▶ [TASK DIRECTIONS] Wherever the string "page" appears in the listing, copy that line.

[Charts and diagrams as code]
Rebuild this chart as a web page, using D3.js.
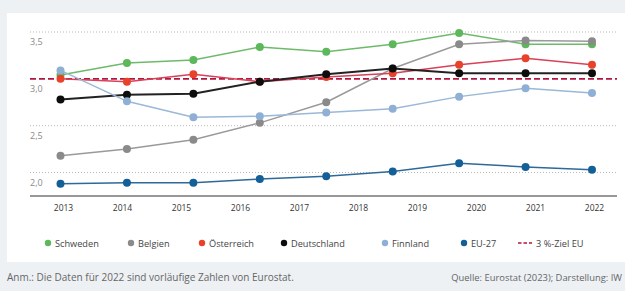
<!DOCTYPE html>
<html>
<head>
<meta charset="utf-8">
<script src="https://cdn.jsdelivr.net/npm/d3@7"></script>
<style>
  html, body { margin: 0; padding: 0; background: #edf1f4; }
  svg { display: block; font-family: "Open Sans", "Noto Sans", sans-serif; }
</style>
</head>
<body>
<svg id="chart" width="625" height="291"></svg>
<script>
// ── Data ──────────────────────────────────────────────────────
const years = ['2013', '2014', '2015', '2016', '2017', '2018', '2019', '2020', '2021', '2022'];
const yTicks = [2.0, 2.5, 3.0, 3.5];

const schweden    = [3.04, 3.17, 3.20, 3.34, 3.29, 3.37, 3.49, 3.37, 3.37];
const belgien     = [2.18, 2.25, 2.35, 2.53, 2.75, 3.11, 3.37, 3.41, 3.40];
const oesterreich = [3.00, 2.97, 3.05, 2.97, 3.02, 3.06, 3.15, 3.22, 3.15];
const deutschland = [2.78, 2.83, 2.84, 2.97, 3.05, 3.11, 3.06, 3.06, 3.06];
const finnland    = [3.09, 2.76, 2.59, 2.60, 2.64, 2.68, 2.81, 2.90, 2.85];
const eu27        = [1.88, 1.89, 1.89, 1.93, 1.96, 2.01, 2.10, 2.06, 2.03];
const target = 3.0;

const series = [
  { name: 'Schweden',    values: schweden,    color: '#5cb85a', line: '#6dbb6a' },
  { name: 'Belgien',     values: belgien,     color: '#8a8a8a', line: '#9a9a9a' },
  { name: 'Österreich',  values: oesterreich, color: '#e8432a', line: '#d9405a' },
  { name: 'Deutschland', values: deutschland, color: '#0d0d0d', line: '#222222' },
  { name: 'Finnland',    values: finnland,    color: '#8fb0d4', line: '#9ab8d8' },
  { name: 'EU-27',       values: eu27,        color: '#135f98', line: '#2d6a9a' }
];

const svg = d3.select('#chart');

// ── Card background ──────────────────────────────────────────
svg.append('rect').attr('x', 0).attr('y', 0).attr('width', 625).attr('height', 291).attr('fill', '#edf1f4');
svg.append('rect').attr('x', 7).attr('y', 13).attr('width', 618).attr('height', 249).attr('fill', '#ffffff');

// ── Scales ───────────────────────────────────────────────────
const y = d3.scaleLinear().domain([2.0, 3.5]).range([172.5, 32]);
const xLabel = d3.scalePoint().domain(years).range([63, 594]);
const xData = d3.scaleLinear().domain([0, schweden.length - 1]).range([60.5, 592]);
const gridX0 = 30, gridX1 = 617;

// grid
svg.append('g').selectAll('line')
  .data(yTicks.filter(t => t !== target))
  .join('line')
  .attr('x1', gridX0).attr('x2', gridX1)
  .attr('y1', d => y(d)).attr('y2', d => y(d))
  .attr('stroke', '#b9b9b9')
  .attr('stroke-width', 1)
  .attr('stroke-dasharray', '1,2');

// y labels
svg.append('g').selectAll('text')
  .data(yTicks)
  .join('text')
  .attr('x', 30)
  .attr('y', d => y(d) + 13)
  .attr('font-size', 9)
  .attr('fill', '#8a8a8a')
  .text(d => d3.format('.1f')(d).replace('.', ','));

// baseline + x axis
const xAxis = d3.axisBottom(xLabel).tickSize(0).tickPadding(9);
const gx = svg.append('g').attr('transform', 'translate(0,196)').call(xAxis);
gx.select('.domain').remove();
gx.selectAll('text').attr('font-size', 8.5).attr('fill', '#333').attr('font-family', '"Open Sans", sans-serif');
svg.append('line')
  .attr('x1', gridX0).attr('x2', gridX1).attr('y1', 196).attr('y2', 196)
  .attr('stroke', '#333').attr('stroke-width', 1.2);

// target line
svg.append('line')
  .attr('x1', gridX0).attr('x2', gridX1)
  .attr('y1', y(target)).attr('y2', y(target))
  .attr('stroke', '#b2163f')
  .attr('stroke-width', 1.6)
  .attr('stroke-dasharray', '6,3');

// ── Lines & markers ──────────────────────────────────────────
const line = d3.line().x((d, i) => xData(i)).y(d => y(d));

series.forEach(s => {
  const g = svg.append('g');
  g.append('path')
    .attr('d', line(s.values))
    .attr('fill', 'none')
    .attr('stroke', s.line)
    .attr('stroke-width', s.name === 'Deutschland' ? 2 : 1.5);
  g.selectAll('circle')
    .data(s.values)
    .join('circle')
    .attr('cx', (d, i) => xData(i))
    .attr('cy', d => y(d))
    .attr('r', 4)
    .attr('fill', s.color);
});

// ── Legend ───────────────────────────────────────────────────
const legendX = [48, 131, 202, 284, 385, 464];
const legend = svg.append('g');
series.forEach((s, i) => {
  legend.append('circle').attr('cx', legendX[i]).attr('cy', 243).attr('r', 3.2).attr('fill', s.color);
  legend.append('text').attr('x', legendX[i] + 7).attr('y', 246.5)
    .attr('font-size', 9.2).attr('fill', '#444').text(s.name);
});
legend.append('line')
  .attr('x1', 518).attr('x2', 532).attr('y1', 243).attr('y2', 243)
  .attr('stroke', '#b2163f').attr('stroke-width', 1.3).attr('stroke-dasharray', '3.5,2');
legend.append('text').attr('x', 536).attr('y', 246.5)
  .attr('font-size', 9.2).attr('fill', '#444').text('3 %-Ziel EU');

// ── Footer ───────────────────────────────────────────────────
svg.append('text').attr('x', 7).attr('y', 281)
  .attr('font-size', 10).attr('fill', '#666')
  .text('Anm.: Die Daten für 2022 sind vorläufige Zahlen von Eurostat.');
svg.append('text').attr('x', 622).attr('y', 281)
  .attr('text-anchor', 'end')
  .attr('font-size', 9.4).attr('fill', '#666')
  .text('Quelle: Eurostat (2023); Darstellung: IW');
</script>
</body>
</html>
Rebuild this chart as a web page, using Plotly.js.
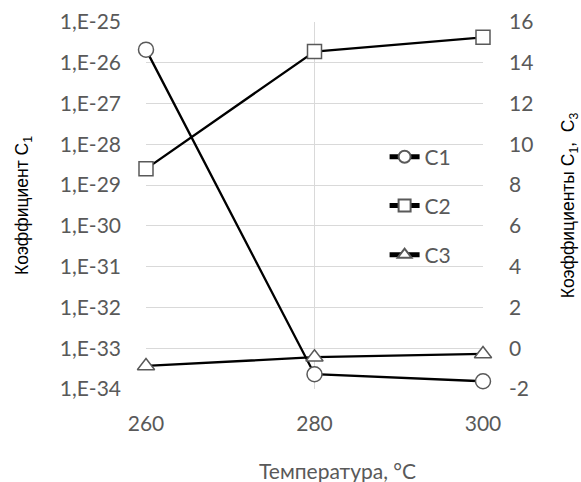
<!DOCTYPE html>
<html>
<head>
<meta charset="utf-8">
<script src="https://cdn.plot.ly/plotly-3.0.1.min.js"></script>
<style>html,body{margin:0;padding:0;background:#fff;}#chart{width:581px;height:482px;}</style>
</head>
<body>
<div id="chart"></div>
<script>
var temperatures = [260, 280, 300];
var c1Values = [2.1e-26, 2.3e-34, 1.55e-34];
var c2Values = [8.8, 14.55, 15.25];
var c3Values = [-0.87, -0.44, -0.28];
var leftTickVals = [1e-34, 1e-33, 1e-32, 1e-31, 1e-30, 1e-29, 1e-28, 1e-27, 1e-26, 1e-25];
var leftTickText = ["1,E-34", "1,E-33", "1,E-32", "1,E-31", "1,E-30", "1,E-29", "1,E-28", "1,E-27", "1,E-26", "1,E-25"];
var rightTickVals = [-2, 0, 2, 4, 6, 8, 10, 12, 14, 16];
var rightTickText = ["-2", "0", "2", "4", "6", "8", "10", "12", "14", "16"];
var seriesNames = ["C1", "C2", "C3"];

var grey = "#595959";
var labelFamily = "Lato, 'Open Sans', sans-serif";
var tickFont = {family: labelFamily, size: 21, color: grey};
var markerLine = {color: grey, width: 1.5};

var traces = [
  {x: temperatures, y: c1Values, name: seriesNames[0], yaxis: "y", legend: "legend",
   mode: "lines+markers", cliponaxis: false,
   line: {color: "#000", width: 2.3},
   marker: {symbol: "circle", size: 15, color: "#fff", line: markerLine}},
  {x: temperatures, y: c2Values, name: seriesNames[1], yaxis: "y2", legend: "legend2",
   mode: "lines+markers", cliponaxis: false,
   line: {color: "#000", width: 2.3},
   marker: {symbol: "square", size: 14, color: "#fff", line: markerLine}},
  {x: temperatures, y: c3Values, name: seriesNames[2], yaxis: "y2", legend: "legend3",
   mode: "lines+markers", cliponaxis: false,
   line: {color: "#000", width: 2.3},
   marker: {symbol: "triangle-up", size: 15, color: "#fff", line: markerLine}}
];

var legendBase = {xanchor: "left", yanchor: "middle", bgcolor: "rgba(0,0,0,0)",
  font: {family: labelFamily, size: 21, color: grey}, itemsizing: "constant"};

var layout = {
  width: 581, height: 482,
  margin: {l: 146, r: 98, t: 22, b: 93, pad: 0},
  paper_bgcolor: "#fff", plot_bgcolor: "#fff",
  showlegend: true,
  legend: Object.assign({x: 0.708, y: 0.632}, legendBase),
  legend2: Object.assign({x: 0.708, y: 0.499}, legendBase),
  legend3: Object.assign({x: 0.708, y: 0.365}, legendBase),
  xaxis: {
    range: [260, 300], tickvals: temperatures, showgrid: true, gridcolor: "#d9d9d9", gridwidth: 1,
    zeroline: false, showline: false, ticks: "", ticklabelstandoff: 20,
    tickfont: tickFont,
    automargin: false
  },
  yaxis: {
    type: "log", range: [-34, -25], tickvals: leftTickVals, ticktext: leftTickText,
    showgrid: true, gridcolor: "#d9d9d9", gridwidth: 1, zeroline: false, showline: false,
    ticks: "", ticklabelstandoff: 24, tickfont: tickFont,
    title: {text: "Коэффициент C<sub>1</sub>", font: {family: "'Liberation Sans', Arial, sans-serif", size: 17.5, color: "#000"}, standoff: 26},
    automargin: false
  },
  yaxis2: {
    overlaying: "y", side: "right", range: [-2, 16], tickvals: rightTickVals, ticktext: rightTickText,
    showgrid: false, zeroline: false, showline: false, ticks: "", ticklabelstandoff: 25,
    tickfont: tickFont,
    title: {text: "Коэффициенты C<sub>1</sub>,  C<sub>3</sub>", font: {family: "'Liberation Sans', Arial, sans-serif", size: 17.5, color: "#000"}, standoff: 30},
    automargin: false
  },
  annotations: [{
    text: "Температура, °C", xref: "paper", yref: "paper", x: 0.567, y: 0,
    xanchor: "center", yanchor: "middle", yshift: -81, showarrow: false,
    font: {family: labelFamily, size: 21, color: grey}
  }]
};

Plotly.newPlot("chart", traces, layout, {displayModeBar: false, staticPlot: true});
</script>
</body>
</html>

▶ [SOLUTION FOR THIS EXERCISE]
Rebuild this chart as a web page, using D3.js.
Rebuild this chart as a web page, using Plotly.js.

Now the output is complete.